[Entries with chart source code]
__________________________________________________
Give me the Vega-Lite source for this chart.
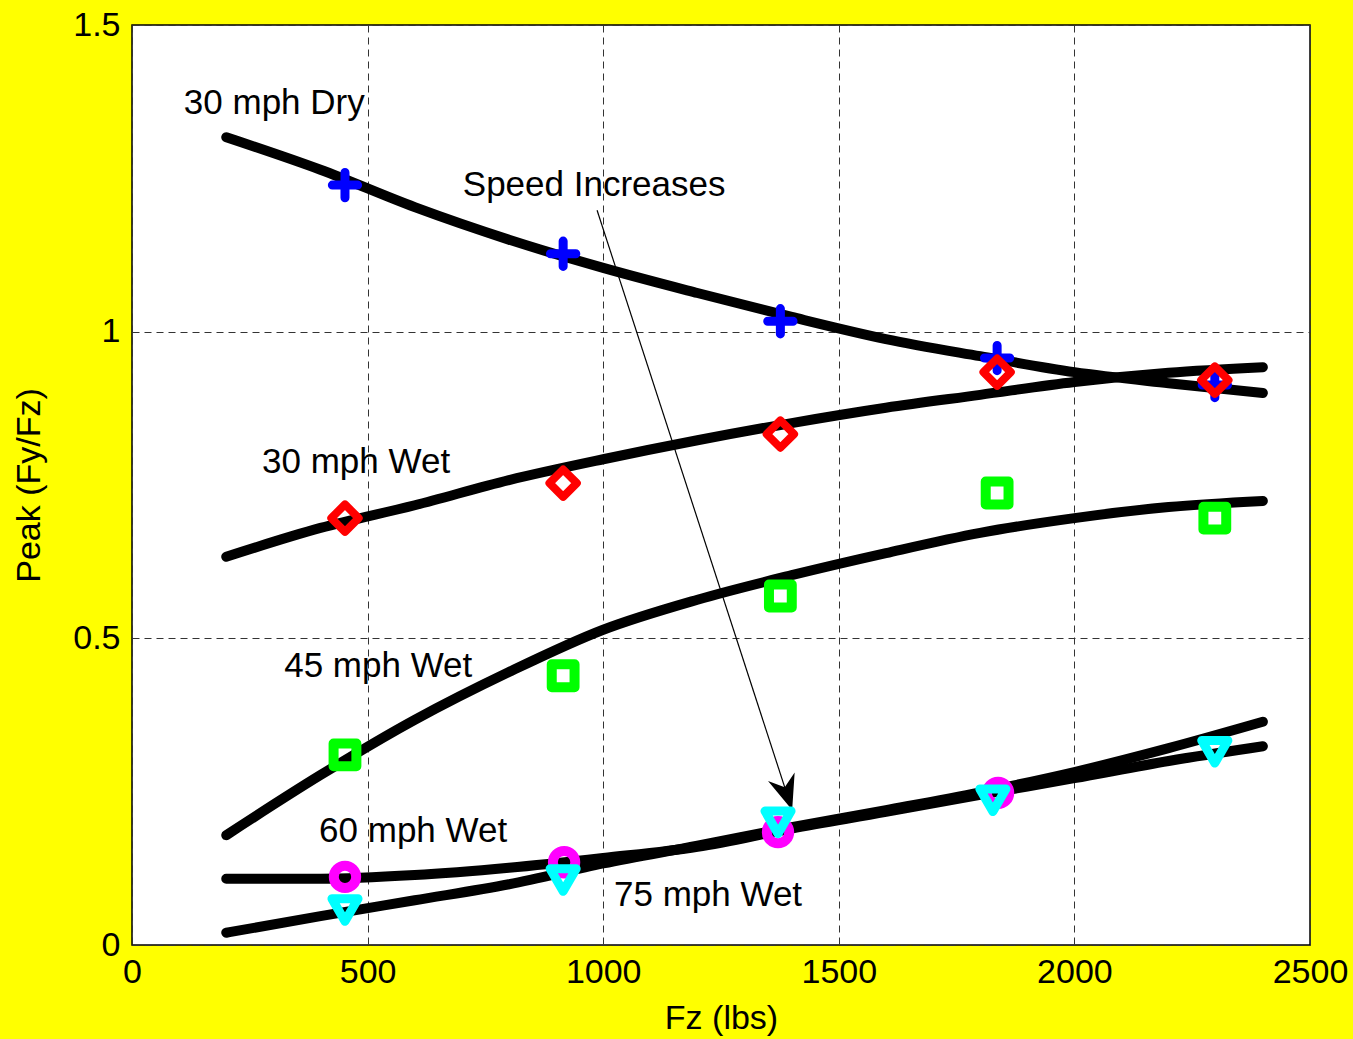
{
  "$schema": "https://vega.github.io/schema/vega-lite/v6.json",
  "width": 1178,
  "height": 920,
  "autosize": "none",
  "padding": {"left": 132, "top": 25, "right": 43, "bottom": 94},
  "background": "#FFFF00",
  "config": {
    "view": {"fill": "white", "stroke": "black", "strokeWidth": 1.5},
    "font": "Liberation Sans"
  },
  "datasets": {
    "curves": [
      {"series": "30 mph Dry", "x": 200, "y": 1.317},
      {"series": "30 mph Dry", "x": 400, "y": 1.264},
      {"series": "30 mph Dry", "x": 600, "y": 1.203},
      {"series": "30 mph Dry", "x": 800, "y": 1.150},
      {"series": "30 mph Dry", "x": 1000, "y": 1.104},
      {"series": "30 mph Dry", "x": 1200, "y": 1.063},
      {"series": "30 mph Dry", "x": 1400, "y": 1.024},
      {"series": "30 mph Dry", "x": 1600, "y": 0.988},
      {"series": "30 mph Dry", "x": 1800, "y": 0.960},
      {"series": "30 mph Dry", "x": 2000, "y": 0.934},
      {"series": "30 mph Dry", "x": 2200, "y": 0.916},
      {"series": "30 mph Dry", "x": 2400, "y": 0.900},
      {"series": "30 mph Wet", "x": 200, "y": 0.633},
      {"series": "30 mph Wet", "x": 400, "y": 0.680},
      {"series": "30 mph Wet", "x": 600, "y": 0.717},
      {"series": "30 mph Wet", "x": 800, "y": 0.758},
      {"series": "30 mph Wet", "x": 1000, "y": 0.792},
      {"series": "30 mph Wet", "x": 1200, "y": 0.823},
      {"series": "30 mph Wet", "x": 1400, "y": 0.851},
      {"series": "30 mph Wet", "x": 1600, "y": 0.876},
      {"series": "30 mph Wet", "x": 1800, "y": 0.897},
      {"series": "30 mph Wet", "x": 2000, "y": 0.918},
      {"series": "30 mph Wet", "x": 2200, "y": 0.933},
      {"series": "30 mph Wet", "x": 2400, "y": 0.942},
      {"series": "45 mph Wet", "x": 200, "y": 0.179},
      {"series": "45 mph Wet", "x": 400, "y": 0.277},
      {"series": "45 mph Wet", "x": 600, "y": 0.367},
      {"series": "45 mph Wet", "x": 800, "y": 0.445},
      {"series": "45 mph Wet", "x": 1000, "y": 0.514},
      {"series": "45 mph Wet", "x": 1200, "y": 0.563},
      {"series": "45 mph Wet", "x": 1400, "y": 0.603},
      {"series": "45 mph Wet", "x": 1600, "y": 0.639},
      {"series": "45 mph Wet", "x": 1800, "y": 0.672},
      {"series": "45 mph Wet", "x": 2000, "y": 0.696},
      {"series": "45 mph Wet", "x": 2200, "y": 0.714},
      {"series": "45 mph Wet", "x": 2400, "y": 0.724},
      {"series": "60 mph Wet", "x": 200, "y": 0.108},
      {"series": "60 mph Wet", "x": 400, "y": 0.108},
      {"series": "60 mph Wet", "x": 600, "y": 0.114},
      {"series": "60 mph Wet", "x": 800, "y": 0.126},
      {"series": "60 mph Wet", "x": 1000, "y": 0.142},
      {"series": "60 mph Wet", "x": 1200, "y": 0.160},
      {"series": "60 mph Wet", "x": 1400, "y": 0.190},
      {"series": "60 mph Wet", "x": 1600, "y": 0.217},
      {"series": "60 mph Wet", "x": 1800, "y": 0.245},
      {"series": "60 mph Wet", "x": 2000, "y": 0.272},
      {"series": "60 mph Wet", "x": 2200, "y": 0.300},
      {"series": "60 mph Wet", "x": 2400, "y": 0.324},
      {"series": "75 mph Wet", "x": 200, "y": 0.020},
      {"series": "75 mph Wet", "x": 400, "y": 0.047},
      {"series": "75 mph Wet", "x": 600, "y": 0.073},
      {"series": "75 mph Wet", "x": 800, "y": 0.099},
      {"series": "75 mph Wet", "x": 1000, "y": 0.133},
      {"series": "75 mph Wet", "x": 1200, "y": 0.162},
      {"series": "75 mph Wet", "x": 1400, "y": 0.192},
      {"series": "75 mph Wet", "x": 1600, "y": 0.220},
      {"series": "75 mph Wet", "x": 1800, "y": 0.249},
      {"series": "75 mph Wet", "x": 2000, "y": 0.282},
      {"series": "75 mph Wet", "x": 2200, "y": 0.321},
      {"series": "75 mph Wet", "x": 2400, "y": 0.364}
    ],
    "points": [
      {"series": "30 mph Dry", "x": 452, "y": 1.239},
      {"series": "30 mph Dry", "x": 915, "y": 1.127},
      {"series": "30 mph Dry", "x": 1376, "y": 1.017},
      {"series": "30 mph Dry", "x": 1836, "y": 0.957},
      {"series": "30 mph Dry", "x": 2298, "y": 0.913},
      {"series": "30 mph Wet", "x": 452, "y": 0.696},
      {"series": "30 mph Wet", "x": 915, "y": 0.753},
      {"series": "30 mph Wet", "x": 1376, "y": 0.833},
      {"series": "30 mph Wet", "x": 1836, "y": 0.934},
      {"series": "30 mph Wet", "x": 2298, "y": 0.921},
      {"series": "45 mph Wet", "x": 452, "y": 0.310},
      {"series": "45 mph Wet", "x": 915, "y": 0.439},
      {"series": "45 mph Wet", "x": 1376, "y": 0.569},
      {"series": "45 mph Wet", "x": 1836, "y": 0.737},
      {"series": "45 mph Wet", "x": 2298, "y": 0.696},
      {"series": "60 mph Wet", "x": 452, "y": 0.111},
      {"series": "60 mph Wet", "x": 917, "y": 0.135},
      {"series": "60 mph Wet", "x": 1371, "y": 0.184},
      {"series": "60 mph Wet", "x": 1838, "y": 0.248},
      {"series": "75 mph Wet", "x": 452, "y": 0.057},
      {"series": "75 mph Wet", "x": 915, "y": 0.106},
      {"series": "75 mph Wet", "x": 1371, "y": 0.200},
      {"series": "75 mph Wet", "x": 1827, "y": 0.236},
      {"series": "75 mph Wet", "x": 2298, "y": 0.315}
    ],
    "labels": [
      {"label": "30 mph Dry", "x": 110, "y": 1.373},
      {"label": "Speed Increases", "x": 702, "y": 1.239},
      {"label": "30 mph Wet", "x": 276, "y": 0.788},
      {"label": "45 mph Wet", "x": 323, "y": 0.455},
      {"label": "60 mph Wet", "x": 397, "y": 0.186},
      {"label": "75 mph Wet", "x": 1023, "y": 0.0815}
    ],
    "arrow": [
      {"x": 987, "y": 1.198, "x2": 1401, "y2": 0.220}
    ]
  },
  "layer": [
    {
      "data": {"name": "curves"},
      "mark": {"type": "line", "color": "black", "strokeWidth": 10, "strokeCap": "round", "strokeJoin": "round", "interpolate": "monotone"},
      "encoding": {
        "x": {
          "field": "x", "type": "quantitative", "title": "Fz (lbs)",
          "scale": {"domain": [0, 2500], "nice": false, "zero": false},
          "axis": {
            "values": [0, 500, 1000, 1500, 2000, 2500], "format": "d",
            "grid": true, "gridDash": [7, 5], "gridColor": "#333333", "gridWidth": 1,
            "domain": false, "ticks": false, "labelPadding": 10, "labelFlush": false, "labelOverlap": false,
            "labelFontSize": 34, "labelColor": "black", "labelFont": "Liberation Sans",
            "titleFontSize": 34, "titleFontWeight": "normal", "titleColor": "black", "titleFont": "Liberation Sans",
            "titlePadding": 12
          }
        },
        "y": {
          "field": "y", "type": "quantitative", "title": "Peak (Fy/Fz)",
          "scale": {"domain": [0, 1.5], "nice": false},
          "axis": {
            "values": [0, 0.5, 1, 1.5], "format": "~g",
            "grid": true, "gridDash": [7, 5], "gridColor": "#333333", "gridWidth": 1,
            "domain": false, "ticks": false, "labelPadding": 12, "labelFlush": false, "labelOverlap": false,
            "labelFontSize": 34, "labelColor": "black", "labelFont": "Liberation Sans",
            "titleFontSize": 34, "titleFontWeight": "normal", "titleColor": "black", "titleFont": "Liberation Sans",
            "titlePadding": 26
          }
        },
        "detail": {"field": "series"}
      }
    },
    {
      "data": {"name": "arrow"},
      "mark": {"type": "rule", "color": "black", "strokeWidth": 1.2},
      "encoding": {
        "x": {"field": "x", "type": "quantitative", "title": "Fz (lbs)"},
        "y": {"field": "y", "type": "quantitative", "title": "Peak (Fy/Fz)"},
        "x2": {"field": "x2"},
        "y2": {"field": "y2"}
      }
    },
    {
      "data": {"name": "arrow"},
      "mark": {"type": "point", "shape": "M0,0L-0.7,-1.75L0,-1.2L0.7,-1.75Z", "size": 1600, "filled": true, "color": "black", "opacity": 1, "angle": 342},
      "encoding": {
        "x": {"field": "x2", "type": "quantitative", "title": "Fz (lbs)"},
        "y": {"field": "y2", "type": "quantitative", "title": "Peak (Fy/Fz)"}
      }
    },
    {
      "data": {"name": "points"},
      "transform": [{"filter": "datum.series === '30 mph Dry'"}],
      "mark": {"type": "point", "shape": "M-1,0L1,0M0,-1L0,1", "size": 640, "filled": false, "stroke": "#0000FF", "strokeWidth": 9, "strokeCap": "round", "opacity": 1},
      "encoding": {
        "x": {"field": "x", "type": "quantitative", "title": "Fz (lbs)"},
        "y": {"field": "y", "type": "quantitative", "title": "Peak (Fy/Fz)"}
      }
    },
    {
      "data": {"name": "points"},
      "transform": [{"filter": "datum.series === '30 mph Wet'"}],
      "mark": {"type": "point", "shape": "diamond", "size": 750, "filled": false, "stroke": "#FF0000", "strokeWidth": 8, "strokeJoin": "round", "opacity": 1},
      "encoding": {
        "x": {"field": "x", "type": "quantitative", "title": "Fz (lbs)"},
        "y": {"field": "y", "type": "quantitative", "title": "Peak (Fy/Fz)"}
      }
    },
    {
      "data": {"name": "points"},
      "transform": [{"filter": "datum.series === '45 mph Wet'"}],
      "mark": {"type": "point", "shape": "square", "size": 520, "filled": false, "stroke": "#00FF00", "strokeWidth": 10, "strokeJoin": "round", "opacity": 1},
      "encoding": {
        "x": {"field": "x", "type": "quantitative", "title": "Fz (lbs)"},
        "y": {"field": "y", "type": "quantitative", "title": "Peak (Fy/Fz)"}
      }
    },
    {
      "data": {"name": "points"},
      "transform": [{"filter": "datum.series === '60 mph Wet'"}],
      "mark": {"type": "point", "shape": "circle", "size": 500, "filled": false, "stroke": "#FF00FF", "strokeWidth": 10, "opacity": 1},
      "encoding": {
        "x": {"field": "x", "type": "quantitative", "title": "Fz (lbs)"},
        "y": {"field": "y", "type": "quantitative", "title": "Peak (Fy/Fz)"}
      }
    },
    {
      "data": {"name": "points"},
      "transform": [{"filter": "datum.series === '75 mph Wet'"}],
      "mark": {"type": "point", "shape": "triangle-down", "size": 680, "filled": false, "stroke": "#00FFFF", "strokeWidth": 9, "strokeJoin": "round", "opacity": 1},
      "encoding": {
        "x": {"field": "x", "type": "quantitative", "title": "Fz (lbs)"},
        "y": {"field": "y", "type": "quantitative", "title": "Peak (Fy/Fz)"}
      }
    },
    {
      "data": {"name": "labels"},
      "mark": {"type": "text", "align": "left", "baseline": "middle", "fontSize": 35, "font": "Liberation Sans", "color": "black"},
      "encoding": {
        "x": {"field": "x", "type": "quantitative", "title": "Fz (lbs)"},
        "y": {"field": "y", "type": "quantitative", "title": "Peak (Fy/Fz)"},
        "text": {"field": "label"}
      }
    }
  ]
}
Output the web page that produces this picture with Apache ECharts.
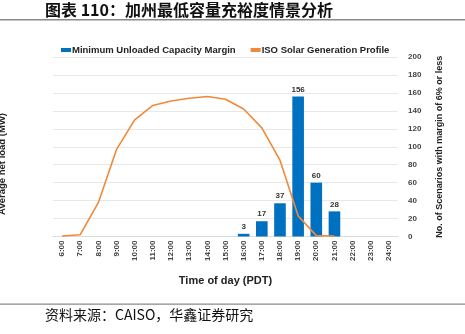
<!DOCTYPE html>
<html>
<head>
<meta charset="utf-8">
<script src="https://cdn.jsdelivr.net/npm/echarts@6/dist/echarts.min.js"></script>
<style>
  html, body { margin: 0; padding: 0; background: #fff; }
  #chart { width: 465px; height: 334px; }
</style>
</head>
<body>
<div id="chart"></div>
<script>
// Hour-of-day categories (PDT)
const hours = ['6:00','7:00','8:00','9:00','10:00','11:00','12:00','13:00','14:00','15:00',
  '16:00','17:00','18:00','19:00','20:00','21:00','22:00','23:00','24:00'];

// Scenarios with a margin of 6% or less, per hour
const marginScenarios = [null,null,null,null,null,null,null,null,null,null,3,17,37,156,60,28,null,null,null];

// Solar generation profile (plotted on the left axis, labels hidden)
const solarProfile = [0.5,2,38,97,130,146,151,154,156,153,142,121,85,23,1,0.5,null,null,null];

// Right axis ticks: 0 .. 200 step 20
const rightAxisMax = 200;
const rightAxisStep = 20;

const seriesNames = ['Minimum Unloaded Capacity Margin', 'ISO Solar Generation Profile'];
const titleText = '图表 110：加州最低容量充裕度情景分析';
const sourceText = '资料来源：CAISO，华鑫证券研究';

const BLUE = '#0070C0';
const ORANGE = '#F08A3A';
const LATIN = 'Liberation Sans, Arial, sans-serif';

const chart = echarts.init(document.getElementById('chart'));
chart.setOption({
  animation: false,
  backgroundColor: '#fff',
  textStyle: { fontFamily: LATIN },
  legend: {
    top: 40,
    left: 56,
    itemWidth: 10,
    itemHeight: 4,
    itemGap: 15,
    icon: 'rect',
    textStyle: { fontSize: 9.5, fontWeight: 'bold', color: '#222', padding: [0, 0, 0, -4] },
    data: seriesNames
  },
  grid: { left: 53, right: 67, top: 57, height: 179.5 },
  xAxis: {
    type: 'category',
    data: hours,
    boundaryGap: true,
    name: 'Time of day (PDT)',
    nameLocation: 'middle',
    nameGap: 39,
    nameTextStyle: { fontSize: 11, fontWeight: 'bold', color: '#222' },
    axisLine: { lineStyle: { color: '#dcdcdc' } },
    axisTick: { show: false },
    axisLabel: { rotate: 90, fontSize: 8, fontWeight: 'bold', color: '#444', margin: 4 }
  },
  yAxis: [
    {
      type: 'value',
      min: 0, max: rightAxisMax, interval: rightAxisStep,
      axisLine: { show: false },
      axisTick: { show: false },
      axisLabel: { show: false },
      splitLine: { lineStyle: { color: '#e8e8e8' } }
    },
    {
      type: 'value',
      position: 'right',
      min: 0, max: rightAxisMax, interval: rightAxisStep,
      name: 'No. of Scenarios with margin of 6% or less',
      nameLocation: 'middle',
      nameGap: 37,
      nameRotate: 90,
      nameTextStyle: { fontSize: 9, fontWeight: 'bold', color: '#222' },
      axisLine: { show: false },
      axisTick: { show: false },
      axisLabel: { fontSize: 8, fontWeight: 'bold', color: '#444', margin: 10, align: 'left' },
      splitLine: { show: false }
    }
  ],
  series: [
    {
      name: seriesNames[0],
      type: 'bar',
      yAxisIndex: 1,
      data: marginScenarios,
      barWidth: '64%',
      itemStyle: { color: BLUE },
      label: { show: true, position: 'top', distance: 3, fontSize: 8, fontWeight: 'bold', color: '#333' }
    },
    {
      name: seriesNames[1],
      type: 'line',
      yAxisIndex: 0,
      data: solarProfile,
      showSymbol: false,
      symbol: 'none',
      lineStyle: { color: ORANGE, width: 1.6 },
      itemStyle: { color: ORANGE },
      z: 3
    }
  ],
  graphic: [
    {
      type: 'text', left: 45, top: 2,
      style: { text: titleText, font: 'bold 16px "Noto Sans CJK SC", sans-serif', fill: '#111' }
    },
    {
      type: 'rect', shape: { x: 0, y: 19, width: 465, height: 1.5 },
      style: { fill: '#8a8a8a' }
    },
    {
      type: 'text', x: 2, y: 164, rotation: Math.PI / 2,
      style: { text: 'Average net load (MW)', font: 'bold 9.5px ' + LATIN, fill: '#222', align: 'center', verticalAlign: 'middle' }
    },
    {
      type: 'rect', shape: { x: 0, y: 303.5, width: 465, height: 1.2 },
      style: { fill: '#8a8a8a' }
    },
    {
      type: 'text', left: 45, top: 308,
      style: { text: sourceText, font: '14px "Noto Sans CJK SC", sans-serif', fill: '#111' }
    }
  ]
});
</script>
</body>
</html>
__________________________________________________
# What the exercise asks
Repeat the lines between those holding "Output the web" and "const LATIN = 'Liberation", inclusive. Pictures stay out.

# Response
Output the web page that produces this picture with Apache ECharts.
<!DOCTYPE html>
<html>
<head>
<meta charset="utf-8">
<script src="https://cdn.jsdelivr.net/npm/echarts@6/dist/echarts.min.js"></script>
<style>
  html, body { margin: 0; padding: 0; background: #fff; }
  #chart { width: 465px; height: 334px; }
</style>
</head>
<body>
<div id="chart"></div>
<script>
// Hour-of-day categories (PDT)
const hours = ['6:00','7:00','8:00','9:00','10:00','11:00','12:00','13:00','14:00','15:00',
  '16:00','17:00','18:00','19:00','20:00','21:00','22:00','23:00','24:00'];

// Scenarios with a margin of 6% or less, per hour
const marginScenarios = [null,null,null,null,null,null,null,null,null,null,3,17,37,156,60,28,null,null,null];

// Solar generation profile (plotted on the left axis, labels hidden)
const solarProfile = [0.5,2,38,97,130,146,151,154,156,153,142,121,85,23,1,0.5,null,null,null];

// Right axis ticks: 0 .. 200 step 20
const rightAxisMax = 200;
const rightAxisStep = 20;

const seriesNames = ['Minimum Unloaded Capacity Margin', 'ISO Solar Generation Profile'];
const titleText = '图表 110：加州最低容量充裕度情景分析';
const sourceText = '资料来源：CAISO，华鑫证券研究';

const BLUE = '#0070C0';
const ORANGE = '#F08A3A';
const LATIN = 'Liberation Sans, Arial, sans-serif';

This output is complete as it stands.